The request —
Show only lines that include "React".

>> START

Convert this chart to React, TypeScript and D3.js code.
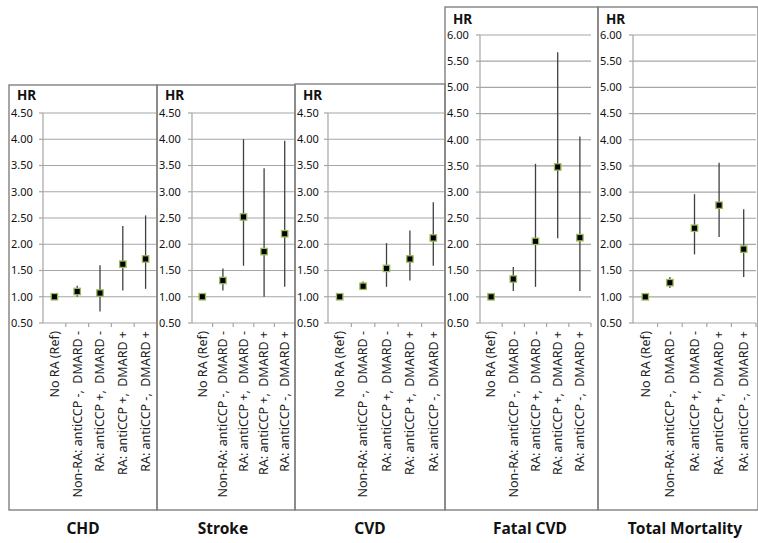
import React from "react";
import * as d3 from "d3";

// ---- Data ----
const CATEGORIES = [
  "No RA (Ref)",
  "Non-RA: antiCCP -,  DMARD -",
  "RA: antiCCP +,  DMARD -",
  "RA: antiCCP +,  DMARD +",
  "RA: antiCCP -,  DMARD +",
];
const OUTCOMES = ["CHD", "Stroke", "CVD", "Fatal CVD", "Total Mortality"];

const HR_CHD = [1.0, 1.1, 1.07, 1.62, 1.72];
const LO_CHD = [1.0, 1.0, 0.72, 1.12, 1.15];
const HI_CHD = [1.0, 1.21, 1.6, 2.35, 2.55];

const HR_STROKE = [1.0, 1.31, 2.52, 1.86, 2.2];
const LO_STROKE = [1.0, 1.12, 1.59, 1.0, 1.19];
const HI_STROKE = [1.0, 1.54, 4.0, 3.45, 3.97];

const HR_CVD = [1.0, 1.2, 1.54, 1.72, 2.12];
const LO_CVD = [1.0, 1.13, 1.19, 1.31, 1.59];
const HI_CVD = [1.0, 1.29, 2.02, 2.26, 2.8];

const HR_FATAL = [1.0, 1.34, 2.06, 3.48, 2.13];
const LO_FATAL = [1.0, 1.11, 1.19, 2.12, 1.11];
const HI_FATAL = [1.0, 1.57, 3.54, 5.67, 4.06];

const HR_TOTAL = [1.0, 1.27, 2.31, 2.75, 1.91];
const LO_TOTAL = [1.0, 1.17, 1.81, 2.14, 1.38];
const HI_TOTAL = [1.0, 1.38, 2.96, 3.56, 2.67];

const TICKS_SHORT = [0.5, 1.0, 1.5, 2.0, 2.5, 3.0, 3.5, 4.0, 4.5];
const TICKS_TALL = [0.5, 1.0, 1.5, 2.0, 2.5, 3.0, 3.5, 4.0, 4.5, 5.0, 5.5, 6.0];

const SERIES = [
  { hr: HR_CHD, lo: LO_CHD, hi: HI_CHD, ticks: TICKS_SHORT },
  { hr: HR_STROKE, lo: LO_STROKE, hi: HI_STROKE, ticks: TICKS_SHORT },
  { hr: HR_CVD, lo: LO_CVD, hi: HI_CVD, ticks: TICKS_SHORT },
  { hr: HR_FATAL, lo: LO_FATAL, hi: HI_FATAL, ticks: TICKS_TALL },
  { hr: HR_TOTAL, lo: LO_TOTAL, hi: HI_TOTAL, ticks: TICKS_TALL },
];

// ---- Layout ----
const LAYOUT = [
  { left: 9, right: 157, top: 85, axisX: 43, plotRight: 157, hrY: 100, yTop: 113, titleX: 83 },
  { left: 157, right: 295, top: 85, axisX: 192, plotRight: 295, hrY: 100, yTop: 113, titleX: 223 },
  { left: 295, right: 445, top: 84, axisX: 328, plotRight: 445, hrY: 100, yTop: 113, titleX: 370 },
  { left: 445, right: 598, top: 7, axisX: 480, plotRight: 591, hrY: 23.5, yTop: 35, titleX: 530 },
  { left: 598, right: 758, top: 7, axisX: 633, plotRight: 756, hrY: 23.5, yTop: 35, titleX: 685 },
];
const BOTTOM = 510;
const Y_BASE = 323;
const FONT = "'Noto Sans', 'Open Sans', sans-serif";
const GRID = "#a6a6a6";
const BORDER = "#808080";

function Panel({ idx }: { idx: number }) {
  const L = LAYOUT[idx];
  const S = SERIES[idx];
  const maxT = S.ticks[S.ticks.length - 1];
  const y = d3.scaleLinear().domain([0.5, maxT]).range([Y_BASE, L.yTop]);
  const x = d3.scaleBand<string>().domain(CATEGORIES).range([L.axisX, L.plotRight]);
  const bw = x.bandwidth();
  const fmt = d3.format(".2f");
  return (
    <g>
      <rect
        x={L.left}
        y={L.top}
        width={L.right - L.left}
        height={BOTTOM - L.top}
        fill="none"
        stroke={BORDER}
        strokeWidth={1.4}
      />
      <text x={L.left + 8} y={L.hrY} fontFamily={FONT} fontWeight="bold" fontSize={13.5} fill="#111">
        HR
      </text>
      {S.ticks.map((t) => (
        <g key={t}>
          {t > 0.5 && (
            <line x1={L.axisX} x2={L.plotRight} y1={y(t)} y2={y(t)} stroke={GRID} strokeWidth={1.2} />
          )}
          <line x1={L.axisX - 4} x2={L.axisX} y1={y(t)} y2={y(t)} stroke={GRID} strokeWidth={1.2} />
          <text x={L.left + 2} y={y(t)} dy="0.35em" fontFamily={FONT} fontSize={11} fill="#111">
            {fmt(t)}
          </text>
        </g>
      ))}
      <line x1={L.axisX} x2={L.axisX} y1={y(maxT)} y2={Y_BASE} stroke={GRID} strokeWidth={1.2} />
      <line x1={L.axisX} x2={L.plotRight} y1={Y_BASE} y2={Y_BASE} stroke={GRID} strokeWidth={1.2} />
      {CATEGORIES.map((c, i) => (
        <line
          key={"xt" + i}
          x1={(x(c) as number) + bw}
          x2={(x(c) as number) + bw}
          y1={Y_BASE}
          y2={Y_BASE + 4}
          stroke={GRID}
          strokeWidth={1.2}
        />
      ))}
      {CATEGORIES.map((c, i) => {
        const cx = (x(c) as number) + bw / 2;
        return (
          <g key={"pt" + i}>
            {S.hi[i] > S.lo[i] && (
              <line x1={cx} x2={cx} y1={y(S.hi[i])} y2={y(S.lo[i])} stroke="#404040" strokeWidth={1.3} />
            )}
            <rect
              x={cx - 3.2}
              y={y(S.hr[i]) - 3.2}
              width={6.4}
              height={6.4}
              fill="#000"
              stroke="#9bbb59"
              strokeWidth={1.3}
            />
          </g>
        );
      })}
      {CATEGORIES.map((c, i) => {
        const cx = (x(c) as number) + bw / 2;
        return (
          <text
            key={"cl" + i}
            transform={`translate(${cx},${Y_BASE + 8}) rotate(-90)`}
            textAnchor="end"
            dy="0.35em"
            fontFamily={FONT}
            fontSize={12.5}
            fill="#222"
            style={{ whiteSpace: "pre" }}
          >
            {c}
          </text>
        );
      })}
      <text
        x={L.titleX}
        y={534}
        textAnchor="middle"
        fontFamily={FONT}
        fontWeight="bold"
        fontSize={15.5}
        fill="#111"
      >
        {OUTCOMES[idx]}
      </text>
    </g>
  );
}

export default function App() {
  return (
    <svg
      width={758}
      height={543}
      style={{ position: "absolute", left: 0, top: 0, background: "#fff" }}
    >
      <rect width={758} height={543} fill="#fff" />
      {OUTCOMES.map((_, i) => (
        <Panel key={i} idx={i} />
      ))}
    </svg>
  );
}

>> END

Complete output —
Convert this chart to React, TypeScript and D3.js code.
import React from "react";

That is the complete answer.